It is asserted by Mr. Reynolds in his letter to the Board of Trade, dated 5th January, 1756, that whilst he was absent at Augusta, and which was one reason of his returning to Savannah so soon, two transports arrived from Nova Scotia with 400 French inhabitants; it appears however from authentick papers produced by Mr. Kellet, that one of those transports arrived before Mr. Reynolds went up to Augusta to meet the Indians; notwithstanding which no mention is made thereof upon the Journals of the Council transmitted by the Governor; nor does it appear, that there was any communication of it made by him to the Council, or whether any or what orders were given with respect thereto (further than an order given to one Jones to forbid the pilot from bringing those which arrived in the second transport into the province), until after the Governor's return to Savannah; notwithstanding it does evidently appear from the papers produced by Mr. Kellet, that, upon the alarm which the arrival of these people, without any orders left by the Governor for the disposal of them, gave to the town of Savannah, the President of the Council summoned the members then present, and several councils were held and measures taken for preventing any bad consequences which might follow from the Governor's neglect; yet the Governor has not thought fit to transmit any minutes of those proceedings, or to enter them upon the Journals of the Council, nor has he transmitted any account of what became of those French inhabitants, many of whom are alleged to have perished for want, and others to have been allowed to build boats for themselves, and leave the colony.

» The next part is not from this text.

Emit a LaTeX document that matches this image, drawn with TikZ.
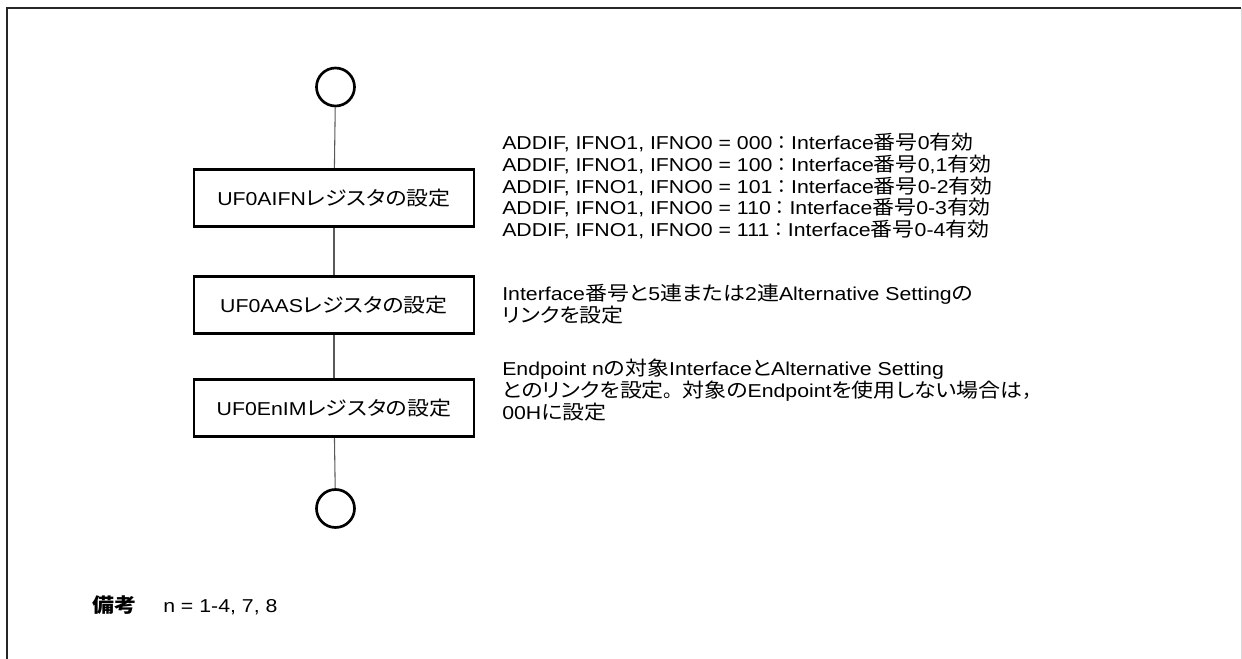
\documentclass[tikz,border=0pt]{standalone}
\usepackage{fontspec}
\setmainfont{Liberation Sans}[FakeStretch=1.14]
\newfontfamily\jp{Noto Sans CJK JP}[FakeStretch=1.12,Scale=1.05,RawFeature={+palt}]
\newfontfamily\jpw{Noto Sans CJK JP}[FakeStretch=1.0,Scale=1.0]
\newcommand\J[1]{{\jp #1}}
\newcommand\W[1]{{\jpw #1}}
\begin{document}
\begin{tikzpicture}[x=0.75pt,y=-0.75pt,
  every node/.style={font=\fontsize{14pt}{16pt}\selectfont},
  stepbox/.style={draw,line width=2.2pt,minimum width=210pt,minimum height=43pt,inner sep=0pt},
  term/.style={draw,circle,line width=2pt,minimum size=28.5pt,inner sep=0pt},
  link/.style={draw=black!65,line width=0.8pt},
  note/.style={anchor=base west,inner sep=0pt,text height=11.5pt,text depth=3.5pt},
  frame/.style={line width=1.5pt,draw=black!85}]
\useasboundingbox (0,0) rectangle (1242,659);
\draw[frame] (7,659) -- (7,8) -- (1241,8);
\draw[draw=black!15,line width=0.75pt] (1241,8) -- (1241,659);

\node[term] (start) at (335.5,87) {};
\node[stepbox] (b1) at (334,198) {UF0AIFN\J{レジスタの設定}};
\node[stepbox] (b2) at (334,305) {UF0AAS\J{レジスタの設定}};
\node[stepbox] (b3) at (334,408) {UF0EnIM\J{レジスタの設定}};
\node[term] (stop) at (335.5,508.5) {};

\draw[link] (start) -- (b1);
\draw[link] (b1) -- (b2);
\draw[link] (b2) -- (b3);
\draw[link] (b3) -- (stop);

\node[note] (t1) at (502,150) {ADDIF, IFNO1, IFNO0 = 000\W{：}Interface\J{番号}0\J{有効}};
\node[note] (t2) at (502,171.6) {ADDIF, IFNO1, IFNO0 = 100\W{：}Interface\J{番号}0,1\J{有効}};
\node[note] (t3) at (502,193.2) {ADDIF, IFNO1, IFNO0 = 101\W{：}Interface\J{番号}0-2\J{有効}};
\node[note] (t4) at (502,214.8) {ADDIF, IFNO1, IFNO0 = 110\W{：}Interface\J{番号}0-3\J{有効}};
\node[note] (t5) at (502,236.4) {ADDIF, IFNO1, IFNO0 = 111\W{：}Interface\J{番号}0-4\J{有効}};

\node[note] (a1) at (502,300.5) {Interface\J{番号と}5\J{連または}2\J{連}Alternative Setting\J{の}};
\node[note] (a2) at (502,322.5) {\J{リンクを設定}};

\node[note] (e1) at (502,375) {Endpoint n\J{の対象}Interface\J{と}Alternative Setting};
\node[note] (e2) at (502,397) {\J{とのリンクを設定}\W{。}\J{対象の}Endpoint\J{を使用しない場合は}\W{，}};
\node[note] (e3) at (502,419) {00H\J{に設定}};

\node[note] (rk) at (92,612) {{\jp\bfseries 備考}};
\node[note] (rn) at (163,612) {n = 1-4, 7, 8};
\end{tikzpicture}
\end{document}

It does not appear from the Journals of the Assembly, that they refused to admit the three members chosen upon the Governor's writs as alleged by him, or that these members ever applied or produced any qualification of their having taken the oaths, which is an essential circumstance necessarily previous to the taking of their seats; but admitting that the Assembly had refused their admission in the manner related by the Governor, yet it does not appear to have been such a misbehaviour or irregularity as not to have allowed of a discussion by way of address in answer to the Governor's speech upon that occasion, or to have required such violent measures as the frequent adjournments and at last the dissolution of the Assembly.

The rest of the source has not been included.